In 2007 Universities of Bochum and Kiel started a research project to create a massively parallel FPGA-based cryptographic accelerator COPACOBANA. COPACOBANA was the first commercially available solution using fast time-memory trade-off techniques that could be used to attack the popular A5/1 and A5/2 algorithms, used in GSM voice encryption, as well as the Data Encryption Standard (DES). It also enables brute force attacks against GSM eliminating the need of large precomputed lookup tables.
In 2008, the group The Hackers Choice launched a project to develop a practical attack on A5/1. The attack requires the construction of a large look-up table of approximately 3 terabytes. Together with the scanning capabilities developed as part of the sister project, the group expected to be able to record any GSM call or SMS encrypted with A5/1, and within about 3–5 minutes derive the encryption key and hence listen to the call and read the SMS in clear. But the tables weren't released.
A similar effort, the A5/1 Cracking Project, was announced at the 2009 Black Hat security conference by cryptographers Karsten Nohl and Sascha Krißler. It created the look-up tables using Nvidia GPGPUs via a peer-to-peer distributed computing architecture. Starting in the middle of September 2009, the project ran the equivalent of 12 Nvidia GeForce GTX 260. According to the authors, the approach can be used on any cipher with key size up to 64-bits.
In December 2009, the A5/1 Cracking Project attack tables for A5/1 were announced by Chris Paget and Karsten Nohl. The tables use a combination of compression techniques, including rainbow tables and distinguished point chains.
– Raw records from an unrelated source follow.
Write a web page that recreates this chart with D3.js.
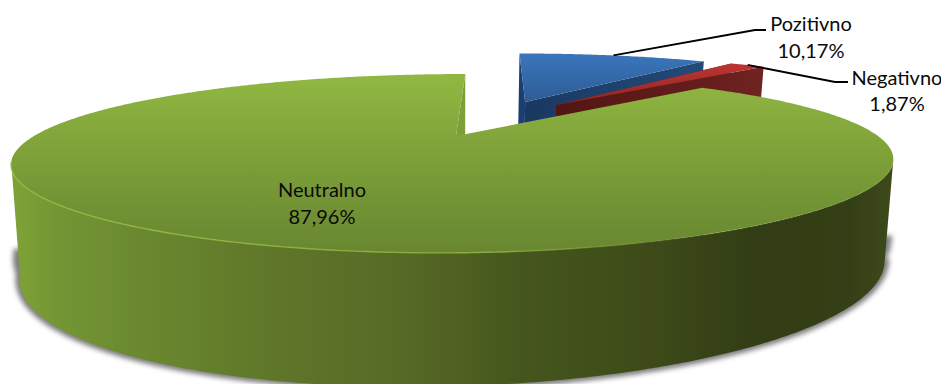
<!DOCTYPE html>
<html>
<head>
<meta charset="utf-8">
<script src="https://cdn.jsdelivr.net/npm/d3@7/dist/d3.min.js"></script>
<style>
html,body{margin:0;padding:0;background:#fff;overflow:hidden}
text{font-family:Lato,"Open Sans",sans-serif;font-size:20px;fill:#0a0a0a}
</style>
</head>
<body>
<svg id="chart" width="941" height="384"></svg>
<script>
// Share of sentiment, in percent
const categories = ["Pozitivno", "Negativno", "Neutralno"];
const shares = [10.17, 1.87, 87.96];
const shareLabels = ["10,17%", "1,87%", "87,96%"];

// Perspective camera for the tilted disc: disc coordinates u (right), v (back)
const cam = {px:456, py:136, R:422, Rk:81, pX:0.29, pY:0.307, skew:12,
             depth:101, pD:0.245, qD:0.058, taper:0.98};
// Explosion offset of each slice, in disc units
const explode = [[0.173,0.482],[0.255,0.434],[0,0]];

const top3 = (u,v)=>{
  const fx = 1/(1+cam.pX*v), fy = 1/(1+cam.pY*v);
  return [cam.px + fx*(cam.R*u + cam.skew*v), cam.py - cam.Rk*v*fy];
};
const base3 = (u,v)=>{
  const [x,y] = top3(u,v);
  return [cam.px + (x-cam.px)*cam.taper, y + cam.depth/(1+cam.pD*v+cam.qD*u)];
};
const onRim = (i,a,f=top3)=>f(explode[i][0]+Math.sin(a), explode[i][1]+Math.cos(a));
const apex = (i,f=top3)=>f(explode[i][0], explode[i][1]);
const sweep = (a0,a1)=>{
  const n = Math.max(2, Math.ceil(Math.abs(a1-a0)/0.01));
  return d3.range(n+1).map(k=>a0+(a1-a0)*k/n);
};

const slices = d3.pie().sort(null).value(d=>d).startAngle(0).endAngle(2*Math.PI)(shares);
const line = d3.line();
const closed = pts=>line(pts)+"Z";

const svg = d3.select("#chart");
const defs = svg.append("defs");

function gradient(id,[x1,y1,x2,y2],stops){
  const g = defs.append("linearGradient").attr("id",id).attr("gradientUnits","userSpaceOnUse")
    .attr("x1",x1).attr("y1",y1).attr("x2",x2).attr("y2",y2);
  stops.forEach(([o,c,a])=>g.append("stop").attr("offset",o).attr("stop-color",c).attr("stop-opacity",a===undefined?1:a));
}
gradient("blueTop",[0,53,0,105],[[0,"#3b76bd"],[1,"#2c5a92"]]);
gradient("blueWall",[520,0,705,0],[[0,"#1a3860"],[1,"#234a79"]]);
gradient("redTop",[0,62,0,106],[[0,"#be3633"],[1,"#8d2523"]]);
gradient("redWall",[556,0,762,0],[[0,"#521614"],[0.6,"#621c1b"],[1,"#6f2322"]]);
gradient("greenTop",[0,74,0,255],[[0,"#91b842"],[0.35,"#82a63b"],[0.7,"#739435"],[1,"#688630"]]);
gradient("greenWall",[12,0,894,0],[
  [0,"#7fa238"],[0.05,"#749634"],[0.16,"#69872f"],[0.3,"#5f7629"],[0.42,"#586c26"],
  [0.5,"#506122"],[0.58,"#45561d"],[0.72,"#3e4b19"],[0.84,"#323d15"],[0.95,"#343f16"],[1,"#3e4a1b"]]);
gradient("greenEdge",[12,0,894,0],[[0,"#93ba44",0.9],[0.55,"#8db33f",0.9],[0.72,"#86a93c",0.25],[1,"#86a93c",0.1]]);

const soft = defs.append("filter").attr("id","shadowBlur")
  .attr("x","-5%").attr("y","-10%").attr("width","110%").attr("height","120%");
soft.append("feGaussianBlur").attr("stdDeviation",2.4);

// Slices in back-to-front order, each with the walls that face the viewer
const frontSweep = sweep(107*Math.PI/180, 253*Math.PI/180);

// Soft shadow on the floor beneath the front of the green slice
const shadow = svg.append("g").attr("opacity",0.85).attr("filter","url(#shadowBlur)");
[[-1,9],[-22,14]].forEach(([dy,w])=>{
  shadow.append("path")
    .attr("d",closed(frontSweep.map(a=>onRim(2,a,base3))))
    .attr("fill","#666").attr("stroke","#666").attr("stroke-width",w)
    .attr("transform",`translate(0,${dy})`);
});

[0,1].forEach(i=>{
  const s = slices[i];
  const names = i===0 ? ["blueTop","blueWall","#1b3f70"] : ["redTop","redWall","#5a1a18"];
  // inner wall along the opening edge
  svg.append("path").attr("fill",names[2]).attr("d",closed([
    apex(i), onRim(i,s.startAngle), onRim(i,s.startAngle,base3), apex(i,base3)]));
  // inner wall along the closing edge
  svg.append("path").attr("fill",`url(#${names[1]})`).attr("d",closed([
    apex(i), onRim(i,s.endAngle), onRim(i,s.endAngle,base3), apex(i,base3)]));
  // top face
  svg.append("path").attr("fill",`url(#${names[0]})`).attr("d",closed([
    apex(i), ...sweep(s.startAngle,s.endAngle).map(a=>onRim(i,a))]));
});

const g = slices[2];
// outer wall of the large slice
svg.append("path").attr("fill","url(#greenWall)").attr("d",closed([
  ...frontSweep.map(a=>onRim(2,a)),
  ...frontSweep.slice().reverse().map(a=>onRim(2,a,base3))]));
// wall seen through the opening at twelve o'clock
svg.append("path").attr("fill","#7d9f3a").attr("d",closed([
  apex(2), onRim(2,g.endAngle), onRim(2,g.endAngle,base3), apex(2,base3)]));
// top face
svg.append("path").attr("fill","url(#greenTop)").attr("d",closed([
  apex(2), ...sweep(g.startAngle,g.endAngle).map(a=>onRim(2,a))]));
// bevel highlight along the front rim
svg.append("path").attr("fill","none").attr("stroke","url(#greenEdge)").attr("stroke-width",1.4)
  .attr("d",line(frontSweep.map(a=>onRim(2,a))));

// Leader lines run from the rim of the small slices to their labels
const leaderEnds = [[[755,30],[766,30]],[[835,82],[848,82]]];
[0,1].forEach(i=>{
  const mid = (slices[i].startAngle+slices[i].endAngle)/2;
  svg.append("path").attr("fill","none").attr("stroke","#000").attr("stroke-width",1.8)
    .attr("d",line([onRim(i,mid),...leaderEnds[i]]));
});

// Category and share labels
const labelPos = [[811,31,58],[897,85,111],[322,197,224]];
categories.forEach((c,i)=>{
  const [x,y1,y2] = labelPos[i];
  const t = svg.append("text").attr("text-anchor","middle");
  t.append("tspan").attr("x",x).attr("y",y1).text(c);
  t.append("tspan").attr("x",x).attr("y",y2).text(shareLabels[i]);
});
</script>
</body>
</html>
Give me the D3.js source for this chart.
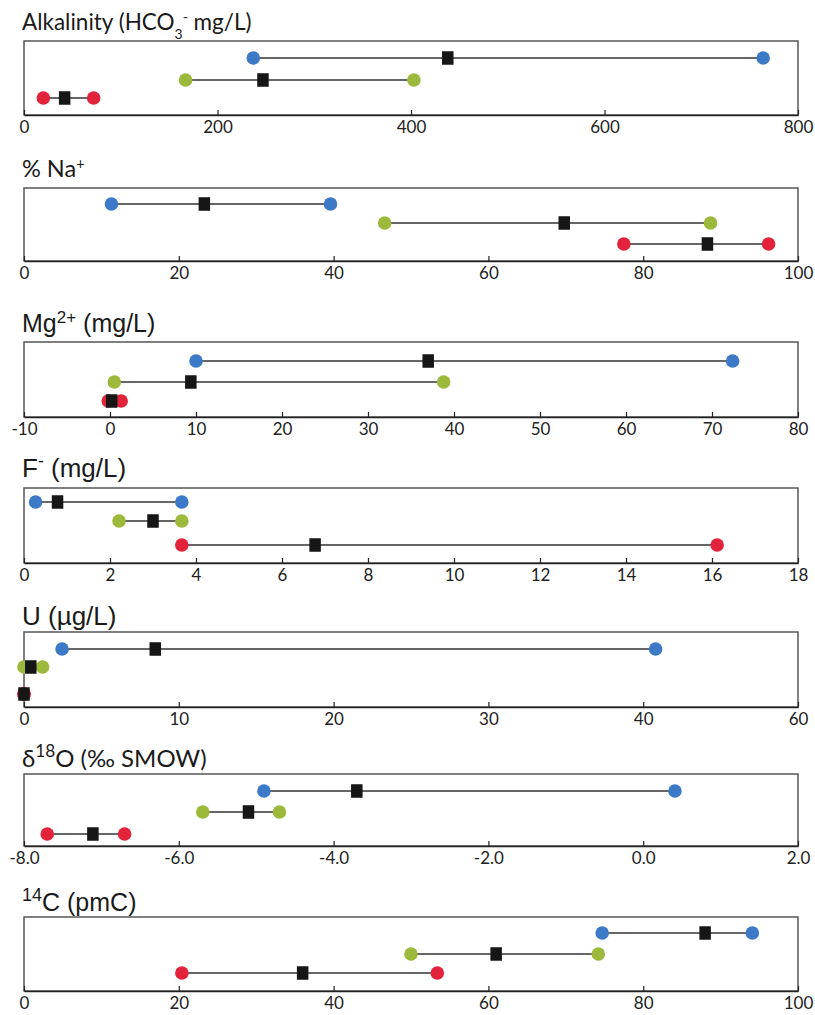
<!DOCTYPE html>
<html><head><meta charset="utf-8">
<script src="https://cdn.jsdelivr.net/npm/d3@7"></script>
<style>body{margin:0;background:#fff}</style>
</head><body>
<svg id="c" width="815" height="1015"></svg>
<script>
// ---------- data ----------
const seriesNames = ["blue group","green group","red group"];
const seriesColors = ["#3c7ac8","#9cb93b","#e3223b"];

const alkMin  = [237, 167, 20];
const alkMean = [438, 247, 42];
const alkMax  = [764, 403, 72];
const alkTicks = [0, 200, 400, 600, 800];

const naMin  = [11.3, 46.6, 77.5];
const naMean = [23.3, 69.8, 88.3];
const naMax  = [39.6, 88.7, 96.2];
const naTicks = [0, 20, 40, 60, 80, 100];

const mgMin  = [10.0, 0.5, -0.2];
const mgMean = [37.0, 9.4, 0.2];
const mgMax  = [72.4, 38.8, 1.3];
const mgTicks = [-10, 0, 10, 20, 30, 40, 50, 60, 70, 80];

const fMin  = [0.27, 2.21, 3.67];
const fMean = [0.78, 3.0, 6.77];
const fMax  = [3.67, 3.67, 16.12];
const fTicks = [0, 2, 4, 6, 8, 10, 12, 14, 16, 18];

const uMin  = [2.46, 0.0, 0.0];
const uMean = [8.48, 0.44, 0.0];
const uMax  = [40.8, 1.2, 0.0];
const uTicks = [0, 10, 20, 30, 40, 50];
const uTickLabels = ["0", "10", "20", "30", "40", "60"];

const oMin  = [-4.90, -5.69, -7.70];
const oMean = [-3.70, -5.10, -7.11];
const oMax  = [0.41, -4.70, -6.70];
const oTicks = [-8, -6, -4, -2, 0, 2];

const cMin  = [74.7, 50.0, 20.4];
const cMean = [88.0, 61.0, 36.0];
const cMax  = [94.1, 74.2, 53.4];
const cTicks = [0, 20, 40, 60, 80, 100];

// ---------- panel table built from the arrays ----------
const panels = [
  {title:[["Alkalinity (HCO",0],["3",-1],["-",1],[" mg/L)",0]], font:"Lato", tsize:22.5, ssize:0.62,
   min:alkMin, mean:alkMean, max:alkMax, ticks:alkTicks, fmt:d3.format("d"),
   titleY:30, top:41, bottom:115, rows:[17,39,57]},
  {title:[["% Na",0],["+",1]], font:"Lato", tsize:23.5, ssize:0.62,
   min:naMin, mean:naMean, max:naMax, ticks:naTicks, fmt:d3.format("d"),
   titleY:177, top:188, bottom:261, rows:[16,35,56]},
  {title:[["Mg",0],["2+",1],[" (mg/L)",0]], font:"Liberation Sans", tsize:25, ssize:0.68,
   min:mgMin, mean:mgMean, max:mgMax, ticks:mgTicks, fmt:d3.format("d"),
   titleY:332, top:342, bottom:417, rows:[19,40,59]},
  {title:[["F",0],["-",1],[" (mg/L)",0]], font:"Liberation Sans", tsize:26, ssize:0.68,
   min:fMin, mean:fMean, max:fMax, ticks:fTicks, fmt:d3.format("d"),
   titleY:477, top:488, bottom:563, rows:[14,33,57]},
  {title:[["U (µg/L)",0]], font:"Liberation Sans", tsize:26, ssize:0.68,
   min:uMin, mean:uMean, max:uMax, ticks:uTicks, labels:uTickLabels, fmt:d3.format("d"),
   titleY:625, top:632, bottom:707, rows:[17,35,62]},
  {title:[["δ",0],["18",1],["O (‰ SMOW)",0]], font:"Lato", tsize:24, ssize:0.72,
   min:oMin, mean:oMean, max:oMax, ticks:oTicks, fmt:d3.format(".1f"),
   titleY:767, top:774, bottom:846, rows:[17,38,60]},
  {title:[["14",1],["C (pmC)",0]], font:"Liberation Sans", tsize:25, ssize:0.72,
   min:cMin, mean:cMean, max:cMax, ticks:cTicks, fmt:d3.format("d"),
   titleY:911, top:917, bottom:991, rows:[16,37,56]}
];

const svg = d3.select("#c");
const left = 24, right = 798;

panels.forEach(p => {
  const ext = d3.extent(p.ticks);
  const x = d3.scaleLinear().domain(ext).range([left, right]);
  const h = p.bottom - p.top;
  const y = d3.scaleOrdinal().domain([0,1,2]).range(p.rows.map(r => p.top + r));
  const g = svg.append("g");

  // title
  const t = g.append("text").attr("x", 22).attr("y", p.titleY)
    .attr("font-family", p.font).attr("font-size", p.tsize).attr("fill", "#1a1a1a");
  p.title.forEach(([s, pos]) => {
    const ts = t.append("tspan").text(s);
    if (pos === 1) ts.attr("font-size", p.tsize * p.ssize).attr("baseline-shift", "super");
    if (pos === -1) ts.attr("font-size", p.tsize * p.ssize).attr("baseline-shift", "sub");
  });

  // box
  g.append("rect").attr("x", left).attr("y", p.top)
    .attr("width", right - left).attr("height", h)
    .attr("fill", "none").attr("stroke", "#4a4a4a").attr("stroke-width", 1.4);

  // axis
  const ax = d3.axisBottom(x).tickValues(p.ticks).tickSizeInner(-5).tickSizeOuter(0).tickPadding(6)
    .tickFormat((d, i) => p.labels ? p.labels[i] : p.fmt(d).replace("−", "-"));
  const axg = g.append("g").attr("transform", `translate(0,${p.bottom})`).call(ax);
  axg.select(".domain").attr("stroke", "#222").attr("stroke-width", 1.5);
  axg.selectAll(".tick line").attr("stroke", "#222").attr("stroke-width", 1.2);
  axg.selectAll(".tick text").attr("font-family", "Lato").attr("font-size", 17).attr("fill", "#222");

  const idx = [0, 1, 2];
  // connecting lines
  g.selectAll("line.rng").data(idx).join("line").attr("class", "rng")
    .attr("x1", i => x(p.min[i])).attr("x2", i => x(p.max[i]))
    .attr("y1", i => y(i)).attr("y2", i => y(i))
    .attr("stroke", "#333").attr("stroke-width", 1.5);
  // end circles
  const ends = [];
  idx.forEach(i => { ends.push({i, v: p.min[i]}); ends.push({i, v: p.max[i]}); });
  g.selectAll("circle.end").data(ends).join("circle").attr("class", "end")
    .attr("cx", d => x(d.v)).attr("cy", d => y(d.i)).attr("r", 6.8)
    .attr("fill", d => seriesColors[d.i]);
  // mean squares
  const s = 11.5;
  g.selectAll("rect.mean").data(idx).join("rect").attr("class", "mean")
    .attr("x", i => x(p.mean[i]) - s / 2).attr("y", i => y(i) - s / 2 - 1)
    .attr("width", s).attr("height", s + 2).attr("fill", "#161616");
});
</script>
</body></html>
These tables constituted only parts of the 1.7 TB completed table and had been computed during three months using 40 distributed CUDA nodes and then published over BitTorrent and Google drive that is provided by community member Farid Nasiri  More recently the project has announced a switch to faster ATI Evergreen code, together with a change in the format of the tables and Frank A. Stevenson announced breaks of A5/1 using the ATI generated tables.
Documents leaked by Edward Snowden in 2013 state that the NSA "can process encrypted A5/1".